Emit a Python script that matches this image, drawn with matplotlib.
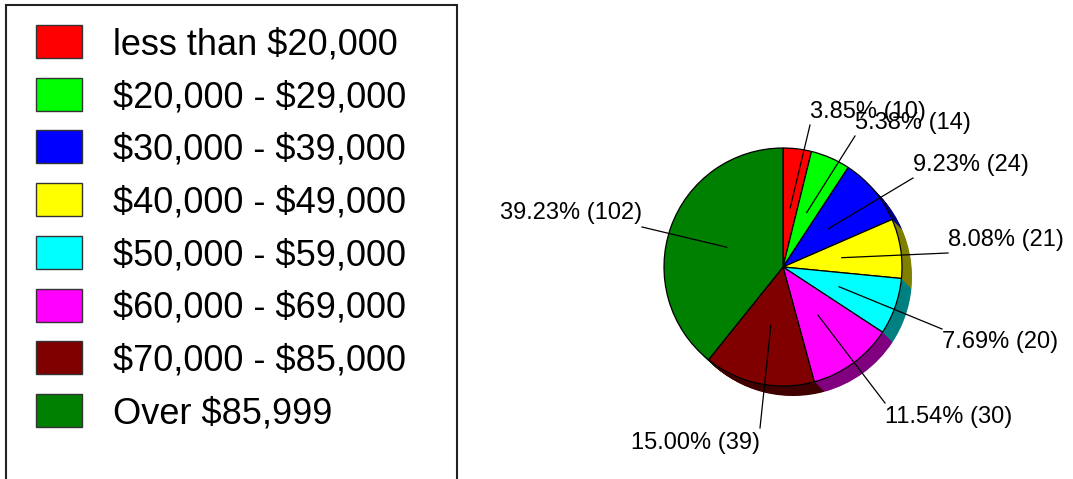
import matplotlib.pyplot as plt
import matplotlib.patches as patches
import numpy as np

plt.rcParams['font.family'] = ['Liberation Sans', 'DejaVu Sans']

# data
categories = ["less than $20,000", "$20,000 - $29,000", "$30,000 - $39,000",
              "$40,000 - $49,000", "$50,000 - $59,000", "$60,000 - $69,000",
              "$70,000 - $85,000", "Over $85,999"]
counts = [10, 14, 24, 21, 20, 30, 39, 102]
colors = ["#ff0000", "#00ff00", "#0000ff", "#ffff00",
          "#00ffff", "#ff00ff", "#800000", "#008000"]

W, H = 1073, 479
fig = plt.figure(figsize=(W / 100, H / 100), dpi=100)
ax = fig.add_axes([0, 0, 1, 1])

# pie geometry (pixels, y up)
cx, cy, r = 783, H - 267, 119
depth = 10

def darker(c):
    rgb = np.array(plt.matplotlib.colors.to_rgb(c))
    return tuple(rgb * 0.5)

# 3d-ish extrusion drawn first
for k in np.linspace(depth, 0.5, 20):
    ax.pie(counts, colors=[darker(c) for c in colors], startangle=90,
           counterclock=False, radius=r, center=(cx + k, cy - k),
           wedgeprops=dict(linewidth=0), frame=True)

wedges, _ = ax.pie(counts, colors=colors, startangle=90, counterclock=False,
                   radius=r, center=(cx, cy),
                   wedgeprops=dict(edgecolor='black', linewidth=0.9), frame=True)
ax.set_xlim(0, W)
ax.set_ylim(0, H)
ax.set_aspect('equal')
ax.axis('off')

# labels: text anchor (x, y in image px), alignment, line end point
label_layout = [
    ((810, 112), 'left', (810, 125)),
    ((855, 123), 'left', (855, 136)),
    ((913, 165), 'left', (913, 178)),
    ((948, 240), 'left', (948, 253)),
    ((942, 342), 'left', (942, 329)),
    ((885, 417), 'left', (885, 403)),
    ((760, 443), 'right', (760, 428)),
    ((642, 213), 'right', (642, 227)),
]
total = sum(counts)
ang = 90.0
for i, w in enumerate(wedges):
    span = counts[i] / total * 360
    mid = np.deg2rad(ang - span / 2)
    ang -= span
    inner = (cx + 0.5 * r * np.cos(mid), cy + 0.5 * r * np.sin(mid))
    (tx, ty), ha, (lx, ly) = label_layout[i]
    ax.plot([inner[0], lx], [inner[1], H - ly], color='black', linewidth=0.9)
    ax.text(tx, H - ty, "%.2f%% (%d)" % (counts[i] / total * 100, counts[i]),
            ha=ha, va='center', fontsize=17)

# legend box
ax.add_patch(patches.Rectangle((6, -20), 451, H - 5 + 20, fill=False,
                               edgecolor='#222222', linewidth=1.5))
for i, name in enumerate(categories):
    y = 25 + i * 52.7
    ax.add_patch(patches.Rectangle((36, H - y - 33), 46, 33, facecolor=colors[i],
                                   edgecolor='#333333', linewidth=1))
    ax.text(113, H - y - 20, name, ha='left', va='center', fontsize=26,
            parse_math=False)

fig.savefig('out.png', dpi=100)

= = = = = = =

## TASK DIRECTIONS
Repeat the data exactly, excluding the pictures.

## RESPONSE TO THE EXERCISE
Emit a Python script that matches this image, drawn with matplotlib.
import matplotlib.pyplot as plt
import matplotlib.patches as patches
import numpy as np

plt.rcParams['font.family'] = ['Liberation Sans', 'DejaVu Sans']

# data
categories = ["less than $20,000", "$20,000 - $29,000", "$30,000 - $39,000",
              "$40,000 - $49,000", "$50,000 - $59,000", "$60,000 - $69,000",
              "$70,000 - $85,000", "Over $85,999"]
counts = [10, 14, 24, 21, 20, 30, 39, 102]
colors = ["#ff0000", "#00ff00", "#0000ff", "#ffff00",
          "#00ffff", "#ff00ff", "#800000", "#008000"]

W, H = 1073, 479
fig = plt.figure(figsize=(W / 100, H / 100), dpi=100)
ax = fig.add_axes([0, 0, 1, 1])

# pie geometry (pixels, y up)
cx, cy, r = 783, H - 267, 119
depth = 10

def darker(c):
    rgb = np.array(plt.matplotlib.colors.to_rgb(c))
    return tuple(rgb * 0.5)

# 3d-ish extrusion drawn first
for k in np.linspace(depth, 0.5, 20):
    ax.pie(counts, colors=[darker(c) for c in colors], startangle=90,
           counterclock=False, radius=r, center=(cx + k, cy - k),
           wedgeprops=dict(linewidth=0), frame=True)

wedges, _ = ax.pie(counts, colors=colors, startangle=90, counterclock=False,
                   radius=r, center=(cx, cy),
                   wedgeprops=dict(edgecolor='black', linewidth=0.9), frame=True)
ax.set_xlim(0, W)
ax.set_ylim(0, H)
ax.set_aspect('equal')
ax.axis('off')

# labels: text anchor (x, y in image px), alignment, line end point
label_layout = [
    ((810, 112), 'left', (810, 125)),
    ((855, 123), 'left', (855, 136)),
    ((913, 165), 'left', (913, 178)),
    ((948, 240), 'left', (948, 253)),
    ((942, 342), 'left', (942, 329)),
    ((885, 417), 'left', (885, 403)),
    ((760, 443), 'right', (760, 428)),
    ((642, 213), 'right', (642, 227)),
]
total = sum(counts)
ang = 90.0
for i, w in enumerate(wedges):
    span = counts[i] / total * 360
    mid = np.deg2rad(ang - span / 2)
    ang -= span
    inner = (cx + 0.5 * r * np.cos(mid), cy + 0.5 * r * np.sin(mid))
    (tx, ty), ha, (lx, ly) = label_layout[i]
    ax.plot([inner[0], lx], [inner[1], H - ly], color='black', linewidth=0.9)
    ax.text(tx, H - ty, "%.2f%% (%d)" % (counts[i] / total * 100, counts[i]),
            ha=ha, va='center', fontsize=17)

# legend box
ax.add_patch(patches.Rectangle((6, -20), 451, H - 5 + 20, fill=False,
                               edgecolor='#222222', linewidth=1.5))
for i, name in enumerate(categories):
    y = 25 + i * 52.7
    ax.add_patch(patches.Rectangle((36, H - y - 33), 46, 33, facecolor=colors[i],
                                   edgecolor='#333333', linewidth=1))
    ax.text(113, H - y - 20, name, ha='left', va='center', fontsize=26,
            parse_math=False)

fig.savefig('out.png', dpi=100)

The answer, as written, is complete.